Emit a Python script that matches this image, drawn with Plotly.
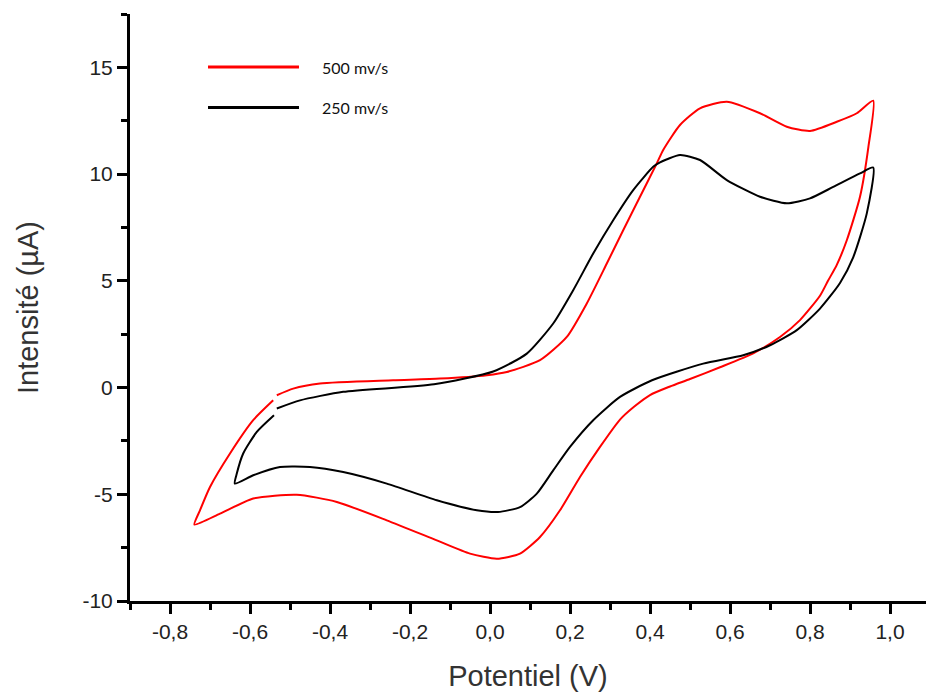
import plotly.graph_objects as go

# ---- data ----
series_names = ["500 mv/s", "250 mv/s"]
series_colors = ["#ff0000", "#000000"]

red_x = [-0.542, -0.592, -0.65, -0.70, -0.725, -0.739,
         -0.675, -0.592, -0.483, -0.383, -0.258, -0.133, -0.05, 0.017, 0.075, 0.125,
         0.175, 0.225, 0.275, 0.325, 0.36, 0.40, 0.45, 0.50, 0.575, 0.658, 0.725,
         0.775, 0.825, 0.845, 0.867, 0.892, 0.925, 0.946, 0.958,
         0.917, 0.867, 0.80, 0.742, 0.675, 0.592, 0.525, 0.475, 0.433, 0.417, 0.375,
         0.333, 0.292, 0.242, 0.192, 0.125, 0.042, -0.008, -0.125, -0.242, -0.425,
         -0.492, -0.533]
red_y = [-0.60, -1.53, -3.09, -4.66, -5.75, -6.42,
         -5.91, -5.20, -5.02, -5.36, -6.22, -7.16, -7.78, -8.02, -7.78, -7.0,
         -5.75, -4.19, -2.78, -1.50, -0.90, -0.35, 0.05, 0.40, 0.95, 1.60, 2.37,
         3.16, 4.30, 5.0, 5.75, 6.9, 8.94, 11.28, 13.44,
         12.85, 12.45, 12.02, 12.22, 12.85, 13.39, 13.08, 12.3, 11.13, 10.5, 8.94,
         7.37, 5.81, 3.94, 2.37, 1.28, 0.73, 0.58, 0.42, 0.34, 0.19,
         -0.05, -0.36]

black_x = [-0.54, -0.583, -0.617, -0.633, -0.638,
           -0.592, -0.525, -0.45, -0.367, -0.258, -0.133, -0.033, 0.02, 0.075, 0.117,
           0.158, 0.2, 0.258, 0.325, 0.405, 0.533, 0.633, 0.7, 0.767, 0.825, 0.875,
           0.908, 0.942, 0.958,
           0.925, 0.858, 0.80, 0.742, 0.675, 0.592, 0.525, 0.475, 0.425, 0.408,
           0.358, 0.308, 0.258, 0.208, 0.158, 0.092, 0.008, -0.14, -0.367, -0.475,
           -0.533]
black_y = [-1.30, -2.08, -3.09, -4.03, -4.5,
           -4.11, -3.72, -3.72, -3.96, -4.5, -5.28, -5.75, -5.83, -5.6, -4.97,
           -3.88, -2.78, -1.53, -0.44, 0.34, 1.12, 1.51, 1.98, 2.69, 3.7, 4.9,
           6.1, 8.16, 10.31,
           10.03, 9.4, 8.86, 8.63, 8.94, 9.72, 10.66, 10.89, 10.55, 10.34,
           9.25, 7.84, 6.28, 4.56, 3.0, 1.59, 0.75, 0.15, -0.2, -0.6,
           -0.98]

x_tickvals = [-0.8, -0.6, -0.4, -0.2, 0.0, 0.2, 0.4, 0.6, 0.8, 1.0]
x_ticktext = ["-0,8", "-0,6", "-0,4", "-0,2", "0,0", "0,2", "0,4", "0,6", "0,8", "1,0"]
y_tickvals = [-10, -5, 0, 5, 10, 15]
y_ticktext = ["-10", "-5", "0", "5", "10", "15"]

x_title = "Potentiel (V)"
y_title = "Intensité (µA)"

fig = go.Figure()
for name, color, xs, ys in [(series_names[0], series_colors[0], red_x, red_y),
                            (series_names[1], series_colors[1], black_x, black_y)]:
    fig.add_trace(go.Scatter(x=xs, y=ys, mode="lines", name=name,
                             line=dict(color=color, width=2, shape="spline", smoothing=0.6),
                             showlegend=False))

# legend drawn manually (long sample lines as in the reference)
legend_y = [0.9097, 0.8407]
for i, (name, color) in enumerate(zip(series_names, series_colors)):
    fig.add_shape(type="line", xref="paper", yref="paper",
                  x0=0.098, x1=0.2123, y0=legend_y[i], y1=legend_y[i],
                  line=dict(color=color, width=3))
    fig.add_annotation(xref="paper", yref="paper", x=0.239, y=legend_y[i],
                       text=name, showarrow=False, xanchor="left", yanchor="middle",
                       font=dict(family="Lato, Open Sans, sans-serif", size=16, color="#111"))

axis_font = dict(family="Liberation Sans, Arial, sans-serif", size=21, color="#222")
title_font = dict(family="Liberation Sans, Arial, sans-serif", size=29, color="#333")
fig.update_xaxes(range=[-0.9, 1.09], showline=True, linecolor="black", linewidth=3,
                 ticks="outside", ticklen=10, tickwidth=3, tickcolor="black",
                 tickvals=x_tickvals, ticktext=x_ticktext, tickfont=axis_font,
                 minor=dict(ticks="outside", ticklen=6, tickwidth=3, tickcolor="black", dtick=0.1, tick0=0),
                 showgrid=False, zeroline=False, automargin=False,
                 title=dict(text=x_title, font=title_font, standoff=24))
fig.update_yaxes(range=[-10, 17.5], showline=True, linecolor="black", linewidth=3,
                 ticks="outside", ticklen=10, tickwidth=3, tickcolor="black",
                 tickvals=y_tickvals, ticktext=y_ticktext, tickfont=axis_font,
                 minor=dict(ticks="outside", ticklen=6, tickwidth=3, tickcolor="black", dtick=2.5, tick0=0),
                 showgrid=False, zeroline=False, automargin=False,
                 title=dict(text=y_title, font=title_font, standoff=36))

fig.update_layout(width=926, height=696, margin=dict(l=130, r=0, t=14, b=95),
                  plot_bgcolor="white", paper_bgcolor="white", showlegend=False)

fig.write_html("out.html", config={"displayModeBar": False},
               post_script="document.body.style.margin='0';")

========================================================================

### Problem statement:
Copy each line exactly, and leave the pictures out of your copy.

### Exercise solution:
Emit a Python script that matches this image, drawn with Plotly.
import plotly.graph_objects as go

# ---- data ----
series_names = ["500 mv/s", "250 mv/s"]
series_colors = ["#ff0000", "#000000"]

red_x = [-0.542, -0.592, -0.65, -0.70, -0.725, -0.739,
         -0.675, -0.592, -0.483, -0.383, -0.258, -0.133, -0.05, 0.017, 0.075, 0.125,
         0.175, 0.225, 0.275, 0.325, 0.36, 0.40, 0.45, 0.50, 0.575, 0.658, 0.725,
         0.775, 0.825, 0.845, 0.867, 0.892, 0.925, 0.946, 0.958,
         0.917, 0.867, 0.80, 0.742, 0.675, 0.592, 0.525, 0.475, 0.433, 0.417, 0.375,
         0.333, 0.292, 0.242, 0.192, 0.125, 0.042, -0.008, -0.125, -0.242, -0.425,
         -0.492, -0.533]
red_y = [-0.60, -1.53, -3.09, -4.66, -5.75, -6.42,
         -5.91, -5.20, -5.02, -5.36, -6.22, -7.16, -7.78, -8.02, -7.78, -7.0,
         -5.75, -4.19, -2.78, -1.50, -0.90, -0.35, 0.05, 0.40, 0.95, 1.60, 2.37,
         3.16, 4.30, 5.0, 5.75, 6.9, 8.94, 11.28, 13.44,
         12.85, 12.45, 12.02, 12.22, 12.85, 13.39, 13.08, 12.3, 11.13, 10.5, 8.94,
         7.37, 5.81, 3.94, 2.37, 1.28, 0.73, 0.58, 0.42, 0.34, 0.19,
         -0.05, -0.36]

black_x = [-0.54, -0.583, -0.617, -0.633, -0.638,
           -0.592, -0.525, -0.45, -0.367, -0.258, -0.133, -0.033, 0.02, 0.075, 0.117,
           0.158, 0.2, 0.258, 0.325, 0.405, 0.533, 0.633, 0.7, 0.767, 0.825, 0.875,
           0.908, 0.942, 0.958,
           0.925, 0.858, 0.80, 0.742, 0.675, 0.592, 0.525, 0.475, 0.425, 0.408,
           0.358, 0.308, 0.258, 0.208, 0.158, 0.092, 0.008, -0.14, -0.367, -0.475,
           -0.533]
black_y = [-1.30, -2.08, -3.09, -4.03, -4.5,
           -4.11, -3.72, -3.72, -3.96, -4.5, -5.28, -5.75, -5.83, -5.6, -4.97,
           -3.88, -2.78, -1.53, -0.44, 0.34, 1.12, 1.51, 1.98, 2.69, 3.7, 4.9,
           6.1, 8.16, 10.31,
           10.03, 9.4, 8.86, 8.63, 8.94, 9.72, 10.66, 10.89, 10.55, 10.34,
           9.25, 7.84, 6.28, 4.56, 3.0, 1.59, 0.75, 0.15, -0.2, -0.6,
           -0.98]

x_tickvals = [-0.8, -0.6, -0.4, -0.2, 0.0, 0.2, 0.4, 0.6, 0.8, 1.0]
x_ticktext = ["-0,8", "-0,6", "-0,4", "-0,2", "0,0", "0,2", "0,4", "0,6", "0,8", "1,0"]
y_tickvals = [-10, -5, 0, 5, 10, 15]
y_ticktext = ["-10", "-5", "0", "5", "10", "15"]

x_title = "Potentiel (V)"
y_title = "Intensité (µA)"

fig = go.Figure()
for name, color, xs, ys in [(series_names[0], series_colors[0], red_x, red_y),
                            (series_names[1], series_colors[1], black_x, black_y)]:
    fig.add_trace(go.Scatter(x=xs, y=ys, mode="lines", name=name,
                             line=dict(color=color, width=2, shape="spline", smoothing=0.6),
                             showlegend=False))

# legend drawn manually (long sample lines as in the reference)
legend_y = [0.9097, 0.8407]
for i, (name, color) in enumerate(zip(series_names, series_colors)):
    fig.add_shape(type="line", xref="paper", yref="paper",
                  x0=0.098, x1=0.2123, y0=legend_y[i], y1=legend_y[i],
                  line=dict(color=color, width=3))
    fig.add_annotation(xref="paper", yref="paper", x=0.239, y=legend_y[i],
                       text=name, showarrow=False, xanchor="left", yanchor="middle",
                       font=dict(family="Lato, Open Sans, sans-serif", size=16, color="#111"))

axis_font = dict(family="Liberation Sans, Arial, sans-serif", size=21, color="#222")
title_font = dict(family="Liberation Sans, Arial, sans-serif", size=29, color="#333")
fig.update_xaxes(range=[-0.9, 1.09], showline=True, linecolor="black", linewidth=3,
                 ticks="outside", ticklen=10, tickwidth=3, tickcolor="black",
                 tickvals=x_tickvals, ticktext=x_ticktext, tickfont=axis_font,
                 minor=dict(ticks="outside", ticklen=6, tickwidth=3, tickcolor="black", dtick=0.1, tick0=0),
                 showgrid=False, zeroline=False, automargin=False,
                 title=dict(text=x_title, font=title_font, standoff=24))
fig.update_yaxes(range=[-10, 17.5], showline=True, linecolor="black", linewidth=3,
                 ticks="outside", ticklen=10, tickwidth=3, tickcolor="black",
                 tickvals=y_tickvals, ticktext=y_ticktext, tickfont=axis_font,
                 minor=dict(ticks="outside", ticklen=6, tickwidth=3, tickcolor="black", dtick=2.5, tick0=0),
                 showgrid=False, zeroline=False, automargin=False,
                 title=dict(text=y_title, font=title_font, standoff=36))

fig.update_layout(width=926, height=696, margin=dict(l=130, r=0, t=14, b=95),
                  plot_bgcolor="white", paper_bgcolor="white", showlegend=False)

fig.write_html("out.html", config={"displayModeBar": False},
               post_script="document.body.style.margin='0';")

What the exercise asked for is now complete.